On September 11, a train took Nolan and a group of ex-prisoners to Sendai, Japan, where he met the first American soldiers outside of captivity. After a brief stint on a hospital ship where doctors treated him for lice and fleas, Nolan left Tokyo aboard a C-47 transport bound for Clark Field in the Philippines.
“We had a mess sergeant in the Philippines who wondered why all his food kept disappearing. He didn’t know we were prisoners of war, so I told him, and from then on he kept the mess open all the time so we could keep refilling our food trays.”
Nolan Struggles to Adapt to a Normal Life
A transport ferrying Nolan and other former captives across the Pacific left the Philippines on October 2. Excitement built as the ship slowly inched its way across the immense ocean until finally, after nearly four long years living in misery, Nolan sighted San Francisco on October 20. Following brief stays in two hospitals for medical examinations, Nolan headed home with his parents and one brother.
Although back in Michigan and surrounded by loving family and friends, Nolan’s return brought its difficult moments as well. “The first month home was especially hard to handle because my nerves weren’t what they used to be, and I had all kinds of people visiting. Mom had this whistling teapot that went off one morning. I went hysterical because I thought bombs were being dropped, so Mom got rid of the teapot. I didn’t want to be around a lot of people, and I didn’t want anyone telling me what to do. I wanted to do what I wanted to do when I wanted to do it.”
Struggling to Forgive
Nolan eventually returned to the job he held before the war, a splicer for Michigan Bell, and enjoyed the comradeship of people at his local Catholic church, at work, and in his neighborhood. Putting behind him the horrors of confinement, he successfully resumed a normal life.
Through the years Nolan suffered from various physical ailments brought on by his time in prison camps. Stomach problems, caused by lack of nutrition, plagued him, and the severe beatings issued by guards took their toll on his heart, liver, kidneys, and back.
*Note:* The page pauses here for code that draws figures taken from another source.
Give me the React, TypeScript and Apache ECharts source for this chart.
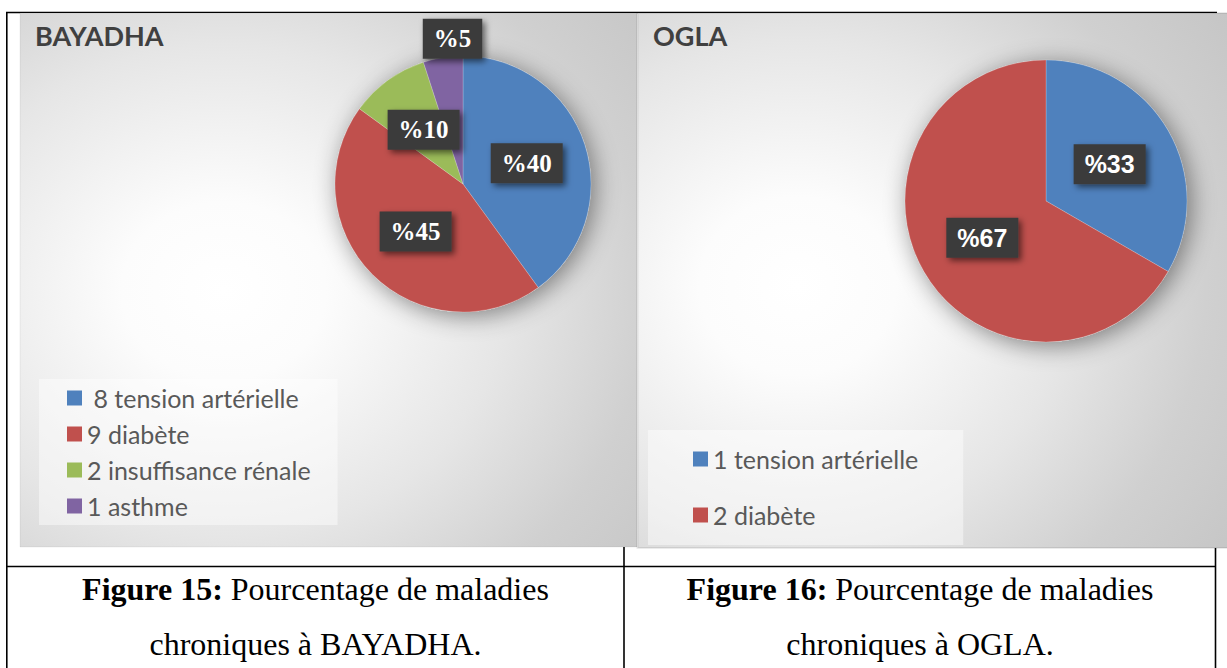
import React, { useEffect, useRef } from 'react';
import * as echarts from 'echarts';

// ---- data ----
const bayadhaLegendNames = [' 8 tension artérielle', '9 diabète', '2 insuffisance rénale', '1 asthme'];
const bayadhaCounts = [8, 9, 2, 1];
const oglaLegendNames = ['1 tension artérielle', '2 diabète'];
const oglaCounts = [1, 2];
const sliceColors = ['#4F81BD', '#C0504D', '#9BBB59', '#8064A2'];
const panelTitles = ['BAYADHA', 'OGLA'];
const captionBold = ['Figure 15:', 'Figure 16:'];
const captionRest = ' Pourcentage de maladies';
const captionLine2 = ['chroniques à BAYADHA.', 'chroniques à OGLA.'];

const SANS = 'Lato, "Open Sans", sans-serif';
const SERIF = '"Liberation Serif", "Times New Roman", serif';

function panelFill(cx: number, cy: number) {
  return new echarts.graphic.RadialGradient(cx, cy, 0.92, [
    { offset: 0, color: '#ffffff' },
    { offset: 0.18, color: '#fcfcfc' },
    { offset: 0.5, color: '#e6e6e6' },
    { offset: 0.75, color: '#d0d0d0' },
    { offset: 1, color: '#c4c4c4' },
  ]);
}

function labelBox(fontFamily: string) {
  return {
    show: true,
    position: 'inside',
    formatter: (p: any) => '%' + p.percent,
    color: '#ffffff',
    fontFamily,
    fontWeight: 'bold',
    fontSize: 25,
    lineHeight: 27,
    backgroundColor: '#3b3b3b',
    padding: [7, 11, 6, 11],
    shadowColor: 'rgba(0,0,0,0.55)',
    shadowBlur: 6,
    shadowOffsetX: 3,
    shadowOffsetY: 3,
  };
}

function shadowPie(center: number[], radius: number, total: number) {
  return {
    type: 'pie',
    name: 'shadow',
    silent: true,
    z: 1,
    center,
    radius,
    label: { show: false },
    labelLine: { show: false },
    itemStyle: {
      color: '#cccccc',
      shadowColor: 'rgba(0,0,0,0.45)',
      shadowBlur: 24,
      shadowOffsetX: 4,
      shadowOffsetY: 4,
    },
    data: [{ name: '', value: total }],
  };
}

function line(x1: number, y1: number, x2: number, y2: number) {
  return {
    type: 'line',
    z: 0,
    silent: true,
    shape: { x1, y1, x2, y2 },
    style: { stroke: '#000000', lineWidth: 1.6 },
  };
}

function caption(x: number, i: number) {
  return [
    {
      type: 'text',
      z: 0,
      x,
      y: 589,
      style: {
        text: '{b|' + captionBold[i] + '}' + captionRest,
        align: 'center',
        verticalAlign: 'middle',
        fontFamily: SERIF,
        fontSize: 32,
        fill: '#000000',
        rich: { b: { fontFamily: SERIF, fontSize: 32, fontWeight: 'bold', fill: '#000000' } },
      },
    },
    {
      type: 'text',
      z: 0,
      x,
      y: 644,
      style: {
        text: captionLine2[i],
        align: 'center',
        verticalAlign: 'middle',
        fontFamily: SERIF,
        fontSize: 32,
        fill: '#000000',
      },
    },
  ];
}

export default function App() {
  const ref = useRef<HTMLDivElement>(null);

  useEffect(() => {
    if (!ref.current) return;
    document.body.style.margin = '0';
    const chart = echarts.init(ref.current, undefined, { renderer: 'svg' });

    const sum = (a: number[]) => a.reduce((s, v) => s + v, 0);

    const legendCommon = {
      orient: 'vertical',
      itemWidth: 15,
      itemHeight: 15,
      icon: 'rect',
      itemStyle: { borderWidth: 0 },
      backgroundColor: 'rgba(255,255,255,0.45)',
      selectedMode: false,
      textStyle: { fontFamily: SANS, fontSize: 25, lineHeight: 26, color: '#595959' },
    };

    const option: any = {
      animation: false,
      backgroundColor: '#ffffff',
      title: panelTitles.map((t, i) => ({
        text: t,
        left: i === 0 ? 35 : 653,
        top: 22,
        padding: 0,
        textStyle: { fontFamily: SANS, fontWeight: 'bold', fontSize: 27, color: '#404040' },
      })),
      legend: [
        {
          ...legendCommon,
          left: 39,
          top: 379,
          padding: [6, 27, 6, 28],
          itemGap: 10,
          data: bayadhaLegendNames,
        },
        {
          ...legendCommon,
          left: 648,
          top: 430,
          padding: [16, 45, 17, 45],
          itemGap: 30,
          data: oglaLegendNames,
        },
      ],
      graphic: [
        line(6, 12.5, 1217, 12.5),
        line(6.8, 12, 6.8, 668),
        line(624, 546, 624, 668),
        line(1215.5, 546, 1215.5, 668),
        line(6, 566.5, 1216, 566.5),
        {
          type: 'rect',
          z: 0,
          silent: true,
          shape: { x: 20, y: 13, width: 617, height: 534 },
          style: { fill: panelFill(0.33, 0.52), stroke: 'rgba(0,0,0,0.06)', lineWidth: 1 },
        },
        {
          type: 'rect',
          z: 0,
          silent: true,
          shape: { x: 637.5, y: 13, width: 592, height: 535 },
          style: { fill: panelFill(0.27, 0.51), stroke: 'rgba(0,0,0,0.08)', lineWidth: 2 },
        },
        ...caption(315.5, 0),
        ...caption(920, 1),
      ],
      series: [
        shadowPie([463, 184], 128, sum(bayadhaCounts)),
        {
          type: 'pie',
          name: 'BAYADHA',
          z: 2,
          center: [463, 184],
          radius: 128,
          startAngle: 90,
          clockwise: true,
          percentPrecision: 0,
          avoidLabelOverlap: false,
          labelLine: { show: false },
          itemStyle: { borderColor: 'rgba(255,255,255,0.35)', borderWidth: 0.6 },
          emphasis: { disabled: true },
          label: labelBox(SERIF),
          labelLayout: (params: any) => (params.dataIndex === 3 ? { dy: -79 } : {}),
          data: bayadhaLegendNames.map((n, i) => ({
            name: n,
            value: bayadhaCounts[i],
            itemStyle: { color: sliceColors[i] },
          })),
        },
        shadowPie([1046, 201], 141, sum(oglaCounts)),
        {
          type: 'pie',
          name: 'OGLA',
          z: 2,
          center: [1046, 201],
          radius: 141,
          startAngle: 90,
          clockwise: true,
          percentPrecision: 0,
          avoidLabelOverlap: false,
          labelLine: { show: false },
          itemStyle: { borderColor: 'rgba(255,255,255,0.35)', borderWidth: 0.6 },
          emphasis: { disabled: true },
          label: labelBox('"Liberation Sans", Arial, sans-serif'),
          data: oglaLegendNames.map((n, i) => ({
            name: n,
            value: oglaCounts[i],
            itemStyle: { color: sliceColors[i] },
          })),
        },
      ],
    };

    chart.setOption(option);
    return () => chart.dispose();
  }, []);

  return (
    <div
      ref={ref}
      style={{ position: 'fixed', left: 0, top: 0, width: 1227, height: 668, background: '#ffffff' }}
    />
  );
}
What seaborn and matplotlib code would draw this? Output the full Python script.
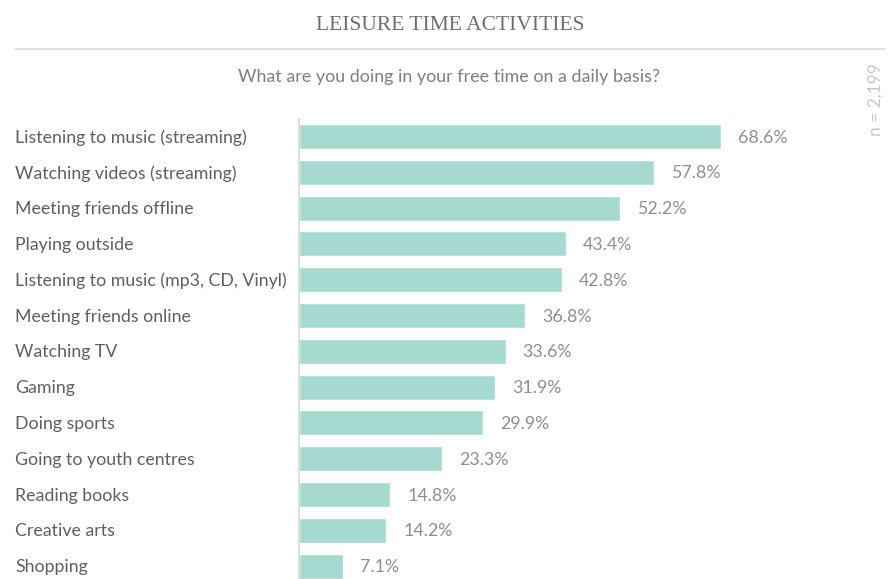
import matplotlib
matplotlib.use("Agg")
import matplotlib.pyplot as plt
import seaborn as sns
import pandas as pd

# Survey data: share of respondents doing each activity daily
activities = [
    "Listening to music (streaming)",
    "Watching videos (streaming)",
    "Meeting friends offline",
    "Playing outside",
    "Listening to music (mp3, CD, Vinyl)",
    "Meeting friends online",
    "Watching TV",
    "Gaming",
    "Doing sports",
    "Going to youth centres",
    "Reading books",
    "Creative arts",
    "Shopping",
]
shares = [68.6, 57.8, 52.2, 43.4, 42.8, 36.8, 33.6, 31.9, 29.9, 23.3, 14.8, 14.2, 7.1]

title = "LEISURE TIME ACTIVITIES"
subtitle = "What are you doing in your free time on a daily basis?"
sample_note = "n = 2,199"

df = pd.DataFrame({"activity": activities, "share": shares})

sns.set_theme(style="white")
plt.rcParams["font.family"] = ["Lato", "DejaVu Sans"]

W, H = 890, 579
fig = plt.figure(figsize=(W / 100, H / 100), dpi=100)

ax_left, ax_top, ax_bottom = 299, 119, 579
ax = fig.add_axes([ax_left / W, 1 - ax_bottom / H, (W - ax_left) / W, (ax_bottom - ax_top) / H])

bar_color = "#a6dad0"
sns.barplot(data=df, x="share", y="activity", orient="h", color=bar_color,
            width=0.7, saturation=1, ax=ax)

px_per_unit = 6.15
ax.set_xlim(0, (W - ax_left) / px_per_unit)
ax.set_ylim(len(activities) - 1 + 0.36, -0.49)
ax.set_xlabel("")
ax.set_ylabel("")
ax.set_xticks([])
ax.set_yticks([])
for side in ["top", "right", "bottom"]:
    ax.spines[side].set_visible(False)
ax.spines["left"].set_color("#d8d8d8")
ax.spines["left"].set_linewidth(1.2)

# Category names, left-aligned at the figure margin
for i, name in enumerate(activities):
    ax.annotate(name, xy=(0, i), xycoords=("figure fraction", "data"),
                xytext=(15, -1), textcoords="offset pixels",
                ha="left", va="center", fontsize=12.8, color="#5f5f5f",
                annotation_clip=False)

# Value labels after each bar
for i, v in enumerate(shares):
    ax.annotate(f"{v:.1f}%", xy=(v, i), xytext=(17, -1), textcoords="offset pixels",
                ha="left", va="center", fontsize=12.8, color="#8e8e8e")

# Header
fig.text(450 / W, 1 - 25 / H, title, ha="center", va="center",
         fontsize=15.5, color="#6e6e6e", family=["Liberation Serif", "DejaVu Serif"])
fig.add_artist(plt.Line2D([15 / W, 885 / W], [1 - 49 / H, 1 - 49 / H],
                          color="#dcdcdc", linewidth=1.2))
fig.text(449 / W, 1 - 77 / H, subtitle, ha="center", va="center",
         fontsize=12.9, color="#7e7e7e")
fig.text(876 / W, 1 - 100 / H, sample_note, ha="center", va="center",
         rotation=90, fontsize=12.5, color="#c8c8c8")

fig.savefig("out.png", dpi=100, facecolor="white")
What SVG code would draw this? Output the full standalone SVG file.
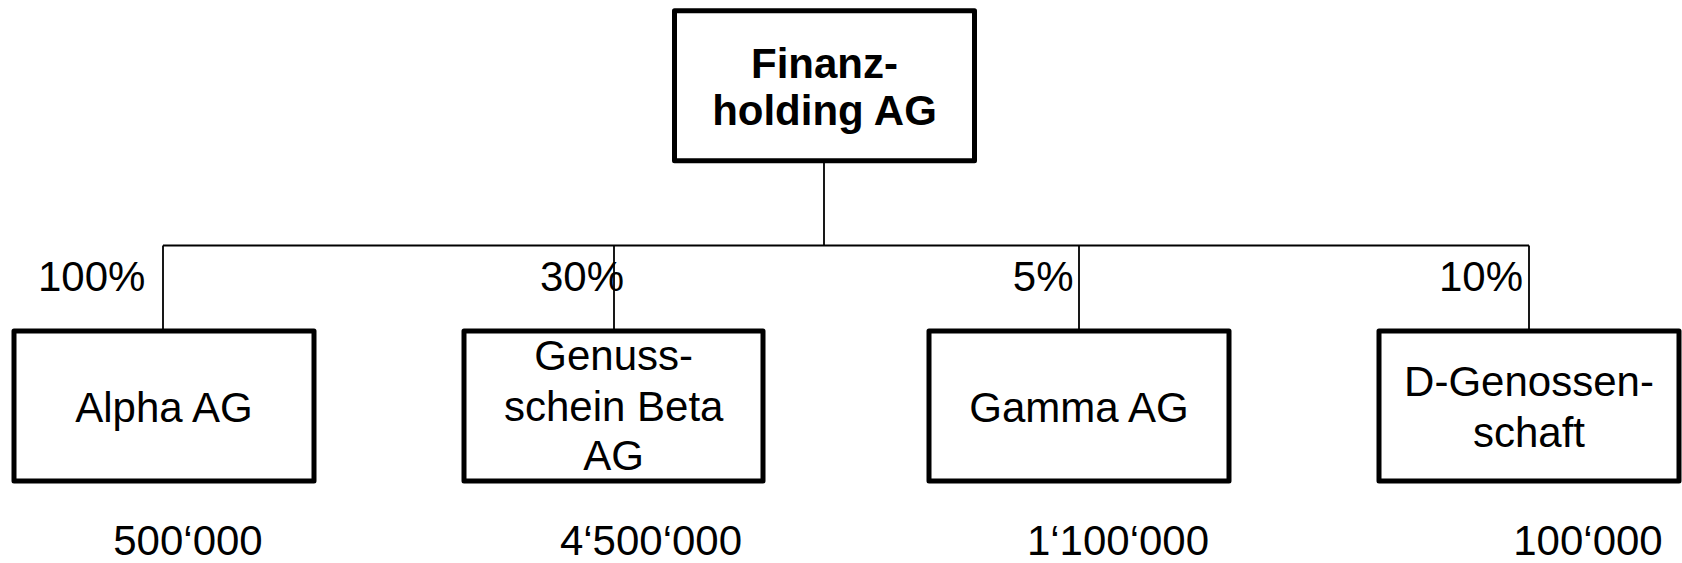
<svg xmlns="http://www.w3.org/2000/svg" width="1682" height="563" viewBox="0 0 1682 563">
<style>
.box{fill:#fff;stroke:#000;stroke-width:5;stroke-linejoin:round}
.t{font-family:"Liberation Sans",Arial,sans-serif;font-size:42px;fill:#000}
.c{text-anchor:middle}
.b{font-weight:bold}
.ln{stroke:#000;stroke-width:1.8;fill:none}
</style>
<rect width="1682" height="563" fill="#fff"/>
<g id="connectors">
<path class="ln" d="M824,163 V245.5 M163,245.5 H1529 M163,245.5 V329 M614,245.5 V329 M1079,245.5 V329 M1529,245.5 V329"/>
</g>
<g id="holding">
<rect class="box" x="674.5" y="10.8" width="300" height="150"/>
<text class="t c b" x="824.5" y="78">Finanz-</text>
<text class="t c b" x="824.5" y="124.5">holding AG</text>
</g>
<g id="alpha">
<rect class="box" x="14" y="331" width="300" height="150"/>
<text class="t c" x="164" y="421.7">Alpha AG</text>
<text class="t" x="38" y="291">100%</text>
<text class="t c" x="188" y="555">500‘000</text>
</g>
<g id="beta">
<rect class="box" x="464" y="331" width="299" height="150"/>
<text class="t c" x="613.7" y="369.5">Genuss-</text>
<text class="t c" x="613.7" y="420.5">schein Beta</text>
<text class="t c" x="613.7" y="470">AG</text>
<text class="t" x="540" y="291">30%</text>
<text class="t c" x="651" y="555">4‘500‘000</text>
</g>
<g id="gamma">
<rect class="box" x="929" y="331" width="300" height="150"/>
<text class="t c" x="1079" y="421.7">Gamma AG</text>
<text class="t" x="1073.5" y="291" text-anchor="end">5%</text>
<text class="t c" x="1118" y="555">1‘100‘000</text>
</g>
<g id="genossenschaft">
<rect class="box" x="1379" y="331" width="300" height="150"/>
<text class="t c" x="1529" y="396">D-Genossen-</text>
<text class="t c" x="1529" y="446.7">schaft</text>
<text class="t" x="1523" y="291" text-anchor="end">10%</text>
<text class="t c" x="1588" y="555">100‘000</text>
</g>
</svg>
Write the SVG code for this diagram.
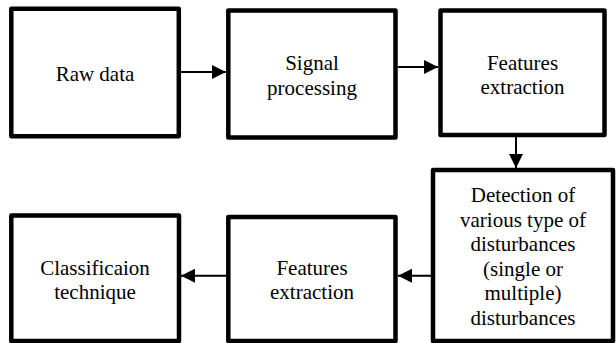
<svg xmlns="http://www.w3.org/2000/svg" width="616" height="343" viewBox="0 0 616 343">
  <style>
    .box { fill: #ffffff; stroke: #000000; stroke-width: 4.5; stroke-linejoin: round; }
    .lbl { font-family: "Liberation Serif", "Times New Roman", serif; font-size: 21px; fill: #000000; text-anchor: middle; }
    .conn { stroke: #000000; stroke-width: 2; fill: none; }
  </style>
  <defs>
    <marker id="arrow" viewBox="0 0 14 14" refX="14" refY="7" markerWidth="14" markerHeight="14" markerUnits="userSpaceOnUse" orient="auto">
      <path d="M0,0 L14,7 L0,14 Z" fill="#000000"/>
    </marker>
  </defs>
  <rect width="616" height="343" fill="#ffffff"/>

  <g id="raw-data">
    <rect class="box" x="11.3" y="8.8" width="167.5" height="127.4"/>
    <text class="lbl" x="95" y="81">Raw data</text>
  </g>
  <g id="signal-processing">
    <rect class="box" x="228.3" y="10.5" width="167.2" height="127"/>
    <text class="lbl" x="312" y="70">Signal</text>
    <text class="lbl" x="312" y="94.5">processing</text>
  </g>
  <g id="features-extraction-1">
    <rect class="box" x="440.5" y="10.5" width="164" height="124.5"/>
    <text class="lbl" x="522.5" y="69.5">Features</text>
    <text class="lbl" x="522.5" y="94">extraction</text>
  </g>
  <g id="detection">
    <rect class="box" x="433" y="170" width="180" height="171"/>
    <text class="lbl" x="523" y="202">Detection of</text>
    <text class="lbl" x="523" y="226.6">various type of</text>
    <text class="lbl" x="523" y="251.2">disturbances</text>
    <text class="lbl" x="523" y="275.8">(single or</text>
    <text class="lbl" x="523" y="300.4">multiple)</text>
    <text class="lbl" x="523" y="325">disturbances</text>
  </g>
  <g id="features-extraction-2">
    <rect class="box" x="228.3" y="217" width="167.2" height="124"/>
    <text class="lbl" x="312" y="275">Features</text>
    <text class="lbl" x="312" y="299.3">extraction</text>
  </g>
  <g id="classification">
    <rect class="box" x="11.3" y="215.5" width="167.7" height="125.5"/>
    <text class="lbl" x="95" y="275">Classificaion</text>
    <text class="lbl" x="95" y="299.3">technique</text>
  </g>

  <g id="connectors">
    <line class="conn" x1="181" y1="72" x2="226" y2="72" marker-end="url(#arrow)"/>
    <line class="conn" x1="398" y1="67" x2="438" y2="67" marker-end="url(#arrow)"/>
    <line class="conn" x1="516" y1="137" x2="516" y2="168" marker-end="url(#arrow)"/>
    <line class="conn" x1="431" y1="275.7" x2="398" y2="275.7" marker-end="url(#arrow)"/>
    <line class="conn" x1="226" y1="275.7" x2="181" y2="275.7" marker-end="url(#arrow)"/>
  </g>
</svg>
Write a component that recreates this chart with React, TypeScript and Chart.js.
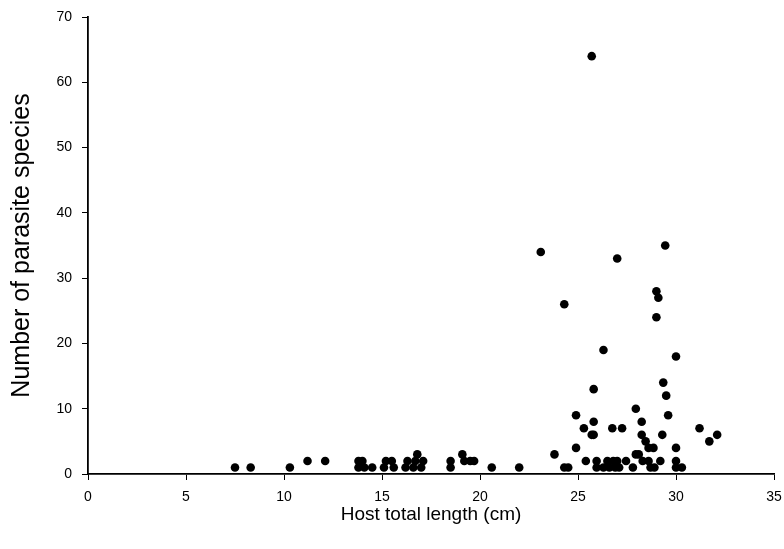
import React, { useEffect, useRef } from "react";
import { Chart, registerables } from "chart.js";

Chart.register(...registerables);

const hostLength: number[] = [
  7.5, 8.3, 10.3, 11.2, 12.1, 13.8, 13.8, 14.0, 14.1, 14.5,
  15.1, 15.2, 15.5, 15.6, 16.2, 16.3, 16.6, 16.7, 16.8, 17.0,
  17.1, 18.5, 18.5, 19.1, 19.2, 19.5, 19.7, 20.6, 22.0, 23.1,
  23.8, 24.3, 24.3, 24.5, 24.9, 24.9, 25.3, 25.4, 25.7, 25.8,
  25.8, 25.7, 25.8, 25.95, 25.95, 26.3, 26.3, 26.5, 26.6, 26.75,
  26.8, 26.9, 27.0, 27.0, 27.1, 27.25, 27.45, 27.8, 27.95, 27.95,
  28.1, 28.25, 28.25, 28.3, 28.45, 28.6, 28.6, 28.7, 28.85, 28.9,
  29.0, 29.0, 29.1, 29.2, 29.3, 29.35, 29.45, 29.5, 29.6, 30.0,
  30.0, 30.0, 30.0, 30.3, 31.2, 31.7, 32.1,
];

const parasiteSpecies: number[] = [
  1, 1, 1, 2, 2, 2, 1, 2, 1, 1,
  1, 2, 2, 1, 1, 2, 1, 2, 3, 1,
  2, 1, 2, 3, 2, 2, 2, 1, 1, 34,
  3, 26, 1, 1, 4, 9, 7, 2, 64, 13,
  8, 6, 6, 2, 1, 19, 1, 2, 1, 7,
  2, 1, 33, 2, 1, 7, 2, 1, 10, 3,
  3, 8, 6, 2, 5, 4, 2, 1, 4, 1,
  28, 24, 27, 2, 6, 14, 35, 12, 9, 18,
  4, 2, 1, 1, 7, 5, 6,
];

const xTicks: number[] = [0, 5, 10, 15, 20, 25, 30, 35];
const yTicks: number[] = [0, 10, 20, 30, 40, 50, 60, 70];

const xTitle = "Host total length (cm)";
const yTitle = "Number of parasite species";

export default function App() {
  const canvasRef = useRef<HTMLCanvasElement | null>(null);

  useEffect(() => {
    const canvas = canvasRef.current;
    if (!canvas) return;
    const points = hostLength.map((x, i) => ({ x, y: parasiteSpecies[i] }));
    const font = "'Liberation Sans', Arial, sans-serif";
    const chart = new Chart(canvas, {
      type: "scatter",
      data: {
        datasets: [
          {
            data: points,
            backgroundColor: "#000",
            borderColor: "#000",
            borderWidth: 0,
            pointRadius: 4.3,
            pointHoverRadius: 4.3,
          },
        ],
      },
      options: {
        animation: false,
        responsive: false,
        devicePixelRatio: 1,
        layout: { padding: { left: 0, right: 10, top: 17, bottom: 0 } },
        plugins: {
          legend: { display: false },
          tooltip: { enabled: false },
        },
        scales: {
          x: {
            type: "linear",
            min: 0,
            max: 35,
            afterBuildTicks: (s: any) => {
              s.ticks = xTicks.map((v) => ({ value: v }));
            },
            afterFit: (s: any) => {
              s.height = 75;
              s.paddingLeft = 0;
              s.paddingRight = 0;
            },
            grid: {
              drawOnChartArea: false,
              drawTicks: true,
              tickLength: 6,
              color: "#000",
              lineWidth: 1,
            },
            border: { display: true, color: "#000", width: 1.8 },
            ticks: {
              color: "#000",
              font: { family: font, size: 14 },
              padding: 9,
              maxRotation: 0,
            },
            title: {
              display: true,
              text: xTitle,
              color: "#000",
              font: { family: font, size: 19 },
              padding: { top: 0, bottom: 23 },
            },
          },
          y: {
            type: "linear",
            min: 0,
            max: 70,
            afterBuildTicks: (s: any) => {
              s.ticks = yTicks.map((v) => ({ value: v }));
            },
            afterFit: (s: any) => {
              s.width = 88;
              s.paddingTop = 0;
              s.paddingBottom = 0;
            },
            grid: {
              drawOnChartArea: false,
              drawTicks: true,
              tickLength: 6,
              color: "#000",
              lineWidth: 1,
            },
            border: { display: true, color: "#000", width: 1.8 },
            ticks: {
              color: "#000",
              font: { family: font, size: 14 },
              padding: 10,
            },
            title: {
              display: true,
              text: yTitle,
              color: "#000",
              font: { family: font, size: 25 },
              padding: { top: 7, bottom: 0 },
            },
          },
        },
      },
    });
    return () => chart.destroy();
  }, []);

  return (
    <div style={{ position: "absolute", left: 0, top: 0, width: 784, height: 549, background: "#fff" }}>
      <canvas ref={canvasRef} width={784} height={549} style={{ width: 784, height: 549 }} />
    </div>
  );
}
Most of all, the mental images of his ordeal hounded Nolan. “I experienced plenty of nightmares in which I was always fighting somebody who was chasing me. I’d kick my feet and swing my arms, and holler indistinguishable words, then when my wife would wake me I’d tell her, ‘It’s the damn Japs.’ Eventually a doctor in a veterans’ hospital near home helped me get over them.”
Nolan retained few harsh feelings toward the Japanese. In 1965 he even returned to Japan for a visit, where he and his wife joined a tour group. “We were on a tour bus with some other Americans, who started to get on the tour guide—a young Japanese who spoke English. I told them to lay off, that the tour guide wasn’t even born when we endured the prison camps.”
Sergeant William Nolan is a exemplary man that will live with me for my entire life. I believe Sergeant William Nolan’s deep and profound Faith and love of life is testimony of his intrepid survival . Peace and Respect to all World War Two Veterans.